The Book of Tides

The Book of Tides

Angela Readman

Cover artwork: C.A Hiley


Price £9.99

ISBN: 9781911027102

Date:  14th November 2016

Format: Paperback

Extent: 80 pp

POETRY



   

The slack-tide is the worst, curled on my side

I cup a conch to one ear, as if, I may hear

a cough of men washing up on the shore.



Angela Readman’s The Book of Tides is treasure trove of luscious, visceral poems that are delightfully risky, utterly thrilling and always close to the bone. Readman’s poetry teems with the rare and beautiful, the dark seaweed sparkle of a particular strand of skewed folklore; here we encounter fishermen and mermaids, a man with a beard of bees, a Tattooist’s daughter, Joan of Arc, and Beatrix Potter’s bed – a rich swell of voices with an irresistible and peculiar power.

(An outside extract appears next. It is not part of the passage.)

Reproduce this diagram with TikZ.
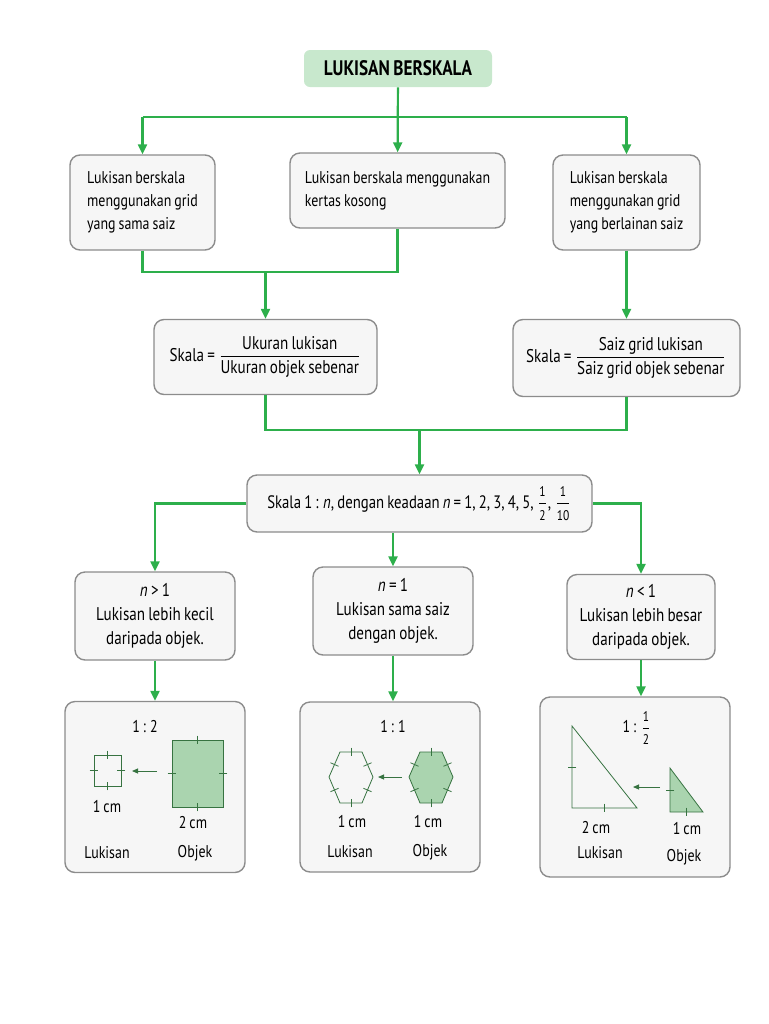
\documentclass[tikz,border=0pt]{standalone}
\usepackage{amsmath}
\usepackage{fontspec}
\setmainfont{PT Sans}[FakeStretch=0.82, WordSpace=0.8]
\usetikzlibrary{positioning, calc, arrows.meta}
\definecolor{lgreen}{RGB}{45,175,75}
\definecolor{titlegreen}{RGB}{200,232,205}
\definecolor{shapegreen}{RGB}{170,212,175}
\definecolor{shapeline}{RGB}{55,115,65}
% small tick across the middle of an edge
\newcommand{\edgetick}[2]{\draw[shp] ($(#1)!0.5!(#2)!2.2pt!90:(#2)$) -- ($(#1)!0.5!(#2)!2.2pt!-90:(#2)$);}
% number fraction with slightly smaller digits
\newcommand{\numfrac}[2]{$\dfrac{\text{\fontsize{7}{8}\selectfont #1}}{\text{\fontsize{7}{8}\selectfont #2}}$}
\begin{document}
\begin{tikzpicture}[
      x=0.5pt, y=-0.5pt,
      box/.style     = {draw=black!45, line width=0.7pt, rounded corners=5pt, fill=gray!7,
                        font=\fontsize{8.5}{11.5}\selectfont, inner sep=0pt},
      casebox/.style = {box, align=center, font=\fontsize{9.2}{12}\selectfont},
      titlebox/.style = {fill=titlegreen, rounded corners=3pt, font=\bfseries\fontsize{10.5}{12}\selectfont,
                        minimum width=94pt, minimum height=18.5pt},
      ln/.style      = {draw=lgreen, line width=1.1pt},
      arr/.style     = {ln, -{Triangle[length=5pt, width=4.5pt]}},
      shp/.style     = {draw=shapeline, line width=0.4pt},
      shpfill/.style = {shp, fill=shapegreen},
      sarr/.style    = {draw=shapeline, line width=0.5pt, -{Triangle[length=3pt, width=2.5pt]}},
      lbl/.style     = {font=\fontsize{8.5}{11}\selectfont, inner sep=1pt}]
    \useasboundingbox (0,0) rectangle (768,1024);
    % title and the three ways of drawing
    \node[titlebox] (title) at (398,68.5) {LUKISAN BERSKALA};
    \node[box, minimum width=72.5pt, minimum height=47.5pt, align=left] (b1) at (142.5,202.5)
      {Lukisan berskala\\menggunakan grid\\yang sama saiz};
    \node[box, minimum width=107.5pt, minimum height=37.5pt, align=left] (b2) at (397.5,190.5)
      {Lukisan berskala menggunakan\\kertas kosong};
    \node[box, minimum width=73.5pt, minimum height=47.5pt, align=left] (b3) at (626.5,202.5)
      {Lukisan berskala\\menggunakan grid\\yang berlainan saiz};
    % the two scale formulas
    \node[box, minimum width=111.5pt, minimum height=37.5pt, font=\fontsize{9.2}{11}\selectfont] (b4) at (265.5,357)
      {Skala = $\dfrac{\text{Ukuran lukisan}}{\text{Ukuran objek sebenar}}$};
    \node[box, minimum width=113.5pt, minimum height=38.5pt, font=\fontsize{9.2}{11}\selectfont] (b5) at (626.5,358)
      {Skala = $\dfrac{\text{Saiz grid lukisan}}{\text{Saiz grid objek sebenar}}$};
    \node[box, minimum width=172.5pt, minimum height=28.5pt, font=\fontsize{9}{11}\selectfont] (b6) at (419.5,503.5)
      {Skala 1 : \textit{n}, dengan keadaan \textit{n} = 1, 2, 3, 4, 5, \numfrac{1}{2}, \numfrac{1}{10}};
    % the three cases of n
    \node[casebox, minimum width=80pt, minimum height=44pt] (b7) at (155,616)
      {\textit{n} > 1\\Lukisan lebih kecil\\daripada objek.};
    \node[casebox, minimum width=80pt, minimum height=44pt] (b8) at (393,611)
      {\textit{n} = 1\\Lukisan sama saiz\\dengan objek.};
    \node[casebox, minimum width=74pt, minimum height=42.5pt] (b9) at (641,617)
      {\textit{n} < 1\\Lukisan lebih besar\\daripada objek.};
    % example boxes
    \node[box, minimum width=90pt, minimum height=85.5pt] (b10) at (155,787) {};
    \node[box, minimum width=90pt, minimum height=85pt]   (b11) at (390,787) {};
    \node[box, minimum width=95pt, minimum height=90pt]   (b12) at (635,787) {};
    % connectors
    \coordinate (split) at (398,117);
    \coordinate (join1) at (265.5,272);
    \coordinate (join2) at (419.5,430);
    \draw[arr] (title) -- (b2);
    \draw[ln]  (b1.north |- split) -- (b3.north |- split);
    \draw[arr] (b1.north |- split) -- (b1.north);
    \draw[arr] (b3.north |- split) -- (b3.north);
    \draw[ln]  (b1.south) |- (join1) -| (b2.south);
    \draw[arr] (join1) -- (b4);
    \draw[arr] (b3) -- (b5);
    \draw[ln]  (b4.south) |- (join2) -| (b5.south);
    \draw[arr] (join2) -- (b6);
    \draw[arr] (b6.west) -| (b7.north);
    \draw[arr] (b6.south -| b8.north) -- (b8.north);
    \draw[arr] (b6.east) -| (b9.north);
    \draw[arr] (b7) -- (b7 |- b10.north);
    \draw[arr] (b8) -- (b8 |- b11.north);
    \draw[arr] (b9) -- (b9 |- b12.north);
    % example 1 : 2 (squares)
    \node[lbl] (r10) at (145,727) {1 : 2};
    \draw[shp] (94,755) rectangle (121,786);
    \filldraw[shpfill] (172,740) rectangle (223,807);
    \foreach \a/\b in {{94,755}/{121,755}, {121,755}/{121,786}, {121,786}/{94,786}, {94,786}/{94,755},
                       {172,740}/{223,740}, {223,740}/{223,807}, {223,807}/{172,807}, {172,807}/{172,740}}
      \edgetick{\a}{\b};
    \draw[sarr] (157,771) -- (132,771);
    \node[lbl] (c10a) at (107,807) {1 cm};
    \node[lbl] (c10b) at (193,823) {2 cm};
    \node[lbl] (d10a) at (107,853) {Lukisan};
    \node[lbl] (d10b) at (195,853) {Objek};
    % example 1 : 1 (hexagons)
    \node[lbl] (r11) at (393,727) {1 : 1};
    \foreach \cx/\sty in {351/shp, 431/shpfill} {
      \draw[\sty] (\cx-11,752) -- (\cx+11,752) -- (\cx+22,777) -- (\cx+11,803)
                  -- (\cx-11,803) -- (\cx-22,777) -- cycle;
      \edgetick{\cx-11,752}{\cx+11,752}
      \edgetick{\cx+11,752}{\cx+22,777}
      \edgetick{\cx+22,777}{\cx+11,803}
      \edgetick{\cx+11,803}{\cx-11,803}
      \edgetick{\cx-11,803}{\cx-22,777}
      \edgetick{\cx-22,777}{\cx-11,752}
    }
    \draw[sarr] (402,777) -- (378,777);
    \node[lbl] (c11a) at (352,822) {1 cm};
    \node[lbl] (c11b) at (428,822) {1 cm};
    \node[lbl] (d11a) at (350,852) {Lukisan};
    \node[lbl] (d11b) at (430,852) {Objek};
    % example 1 : 1/2 (triangles)
    \node[lbl] (r12) at (637,728) {1 : \numfrac{1}{2}};
    \draw[shp] (572,726) -- (572,808) -- (637,808) -- cycle;
    \filldraw[shpfill] (670,768) -- (670,812) -- (703,812) -- cycle;
    \foreach \a/\b in {{572,726}/{572,808}, {572,808}/{637,808}, {670,768}/{670,812}, {670,812}/{703,812}}
      \edgetick{\a}{\b};
    \draw[sarr] (660,787) -- (633,787);
    \node[lbl] (c12a) at (596,828) {2 cm};
    \node[lbl] (c12b) at (687,829) {1 cm};
    \node[lbl] (d12a) at (600,853) {Lukisan};
    \node[lbl] (d12b) at (684,857) {Objek};
\end{tikzpicture}
\end{document}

Salt-speckled and sea tinged, these poems possess a distinctive eye for disconcerting and uncanny details – from notes in bottles and knotted handkerchiefs, to sequin fish-scales and drowned rats. To read Readman’s poetry is to be simultaneously unsettled and enraptured, and to encounter witchcraft, murder, love and loss. As The Book of Tides unfolds, will  you dare to put your ear to its seashell and tune into its siren song, cast yourself adrift on a its strange and alluring current?

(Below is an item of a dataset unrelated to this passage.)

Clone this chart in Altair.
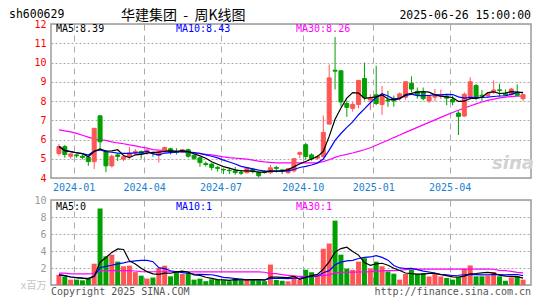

Praise for The Book of Tides


‘This poetry shimmers: in a phantasmagorical world of swan-women, mermaids on the hunt for human men and fisher lasses, the tides that rule this collection, always in flux, bring loss, salvage and some slant redemption. Readman’s  feminist take on folklore, myth and ballad is one where the female body becomes a liminal space, quick as water when ‘the pale of her skin seemed to spill out’ and the self is a waterfall, ‘ready to pour whoever I thought I was into your arms’. Readman delights in the musicality of her voice and the rhythms of the North East. These are beautiful, sexy, strange, unsettling, brave poems – ‘there is so much to mend’ – a tidal force of a powerful imagination.’ – Pippa Little


‘I felt at home with Angela Readman’s clarts and clooties and plothery snickets and was willing to be taken to unexpected places because I trusted this strong, honest and at times weird voice completely. Readman has some of the most startling images I have read in a long time. This book is that very unusual thing, a collection in which every poem pulls its weight and, at the end, you are not surprised to find that so many of them have won major prizes. I think the book will too. Read it. You’ll be astonished.’ Carole Bromley


‘Angela Readman’s poems are neatly packed creels, poised to spring open with spinning bobbins, the glister of fishes and their dark red blood. Fleet with surprise, where the real and the fabulous occupy the same sea, she writes with an enviable inventiveness, which can turn your eyes inside out!’ Helen Ivory


Angela Readman’s stories and poems have appeared in a number of anthologies and magazines, including London Magazine, Staple, Ambit and Mslexia, and she has won awards including the National Flash Fiction Competition. In 2012 she was shortlisted for the Costa Short Story Award for ‘Don’t Try This at Home’ – an award she would go on to win in 2013 with the story ‘The Keeper of the Jackalopes’. Her previous collections of poetry include Strip (Salt, 2007). The Book of Tides (Nine Arches Press, 2016) is her third collection of poems.